Our findings need to be interpreted carefully. Only two conditions were studied, although these represent a significant proportion of postacute care services. Caution should be used extrapolating these findings to other groups of HH patients.
Furthermore, several other policies were concurrently implemented, which either directly (Operation Restore Trust, HH surety bonds, civil penalties for physicians inappropriately prescribing HH services and a 6-month moratorium on new HH agencies) or indirectly (SNF PPS, Short Stay Transfer Policy) impacted HH utilization and might explain some of the observed changes over time. (See
Tables S1 and S2 for summary.) However, with the exception of Operation Restore Trust, no policies had differential regional implementation or regulation, so any potential temporal–regional bias is unlikely to be substantial. Furthermore, the above month-to-month analyses demonstrate that changes in utilization correlate well with BBA implementation dates.
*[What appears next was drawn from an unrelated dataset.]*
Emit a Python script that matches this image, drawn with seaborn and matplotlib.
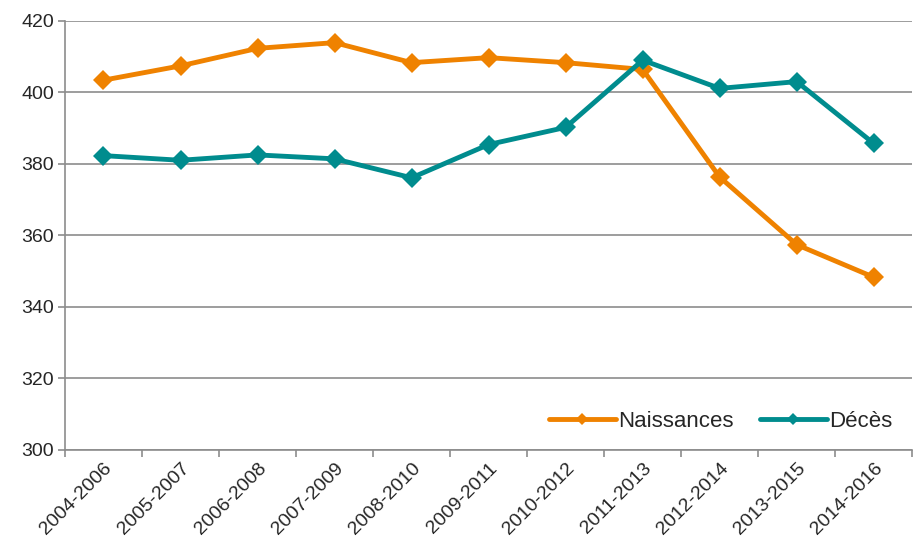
import pandas as pd
import seaborn as sns
import matplotlib.pyplot as plt
from matplotlib.ticker import FixedLocator

periods = ['2004-2006', '2005-2007', '2006-2008', '2007-2009', '2008-2010',
           '2009-2011', '2010-2012', '2011-2013', '2012-2014', '2013-2015',
           '2014-2016']
naissances = [403.4, 407.4, 412.3, 413.9, 408.3, 409.7, 408.3, 406.4, 376.3, 357.4, 348.3]
deces = [382.3, 381.0, 382.5, 381.4, 376.1, 385.4, 390.2, 409.0, 401.1, 403.0, 385.7]

df = pd.DataFrame({'Période': periods, 'Naissances': naissances, 'Décès': deces})

sns.set_style('white')
plt.rcParams['font.family'] = ['Liberation Sans', 'DejaVu Sans']

fig = plt.figure(figsize=(9.15, 5.48), dpi=100)
ax = fig.add_axes([0.071, 0.179, 0.926, 0.783])

sns.lineplot(data=df, x='Période', y='Naissances', ax=ax, color='#EF8200',
             linewidth=3.5, marker='D', markersize=10.5, markeredgewidth=0,
             sort=False, label='Naissances')
sns.lineplot(data=df, x='Période', y='Décès', ax=ax, color='#008C8E',
             linewidth=3.5, marker='D', markersize=10.5, markeredgewidth=0,
             sort=False, label='Décès')

ax.set_xlim(-0.5, len(periods) - 0.5)
ax.set_ylim(300, 420)
ax.set_yticks(range(300, 421, 20))
ax.yaxis.grid(True, color='#8c8c8c', linewidth=1.2)
ax.set_axisbelow(True)

ax.set_xticks(range(len(periods)))
ax.set_xticklabels(periods, rotation=45, ha='right', rotation_mode='anchor')
ax.xaxis.set_minor_locator(FixedLocator([i - 0.5 for i in range(len(periods) + 1)]))
ax.tick_params(axis='x', which='major', length=0, pad=7, labelsize=14)
ax.tick_params(axis='x', which='minor', length=5, width=1.2, color='#8c8c8c', direction='out')
ax.tick_params(axis='y', length=5, width=1.2, color='#8c8c8c', direction='out', labelsize=14, pad=3)
ax.xaxis.set_ticks_position('bottom')
ax.yaxis.set_ticks_position('left')

for s in ['top', 'right']:
    ax.spines[s].set_visible(False)
for s in ['left', 'bottom']:
    ax.spines[s].set_color('#8c8c8c')
    ax.spines[s].set_linewidth(1.2)

ax.set_xlabel('')
ax.set_ylabel('')

leg = ax.legend(loc='lower right', ncol=2, frameon=False, fontsize=16,
                bbox_to_anchor=(1.0, -0.005), handlelength=3, handletextpad=0.1,
                columnspacing=1.2, markerscale=0.6)

fig.savefig('out.png', dpi=100)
In summary, the IPS and PPS reduced regional variation in HH services after major orthopedic surgery. Under IPS, this was largely attributable to reductions in lesser skilled services. Other authors have documented no concurrent reductions in patient outcomes. However, reducing services could result in increased burden on informal care, and for those beneficiaries with little social support, this could have adverse implications. To the extent that these reductions may have reduced ineffective care, these findings suggest that tailoring policies to target areas of high utilization may be an effective strategy to reduce program costs while minimizing potential untoward adverse outcomes.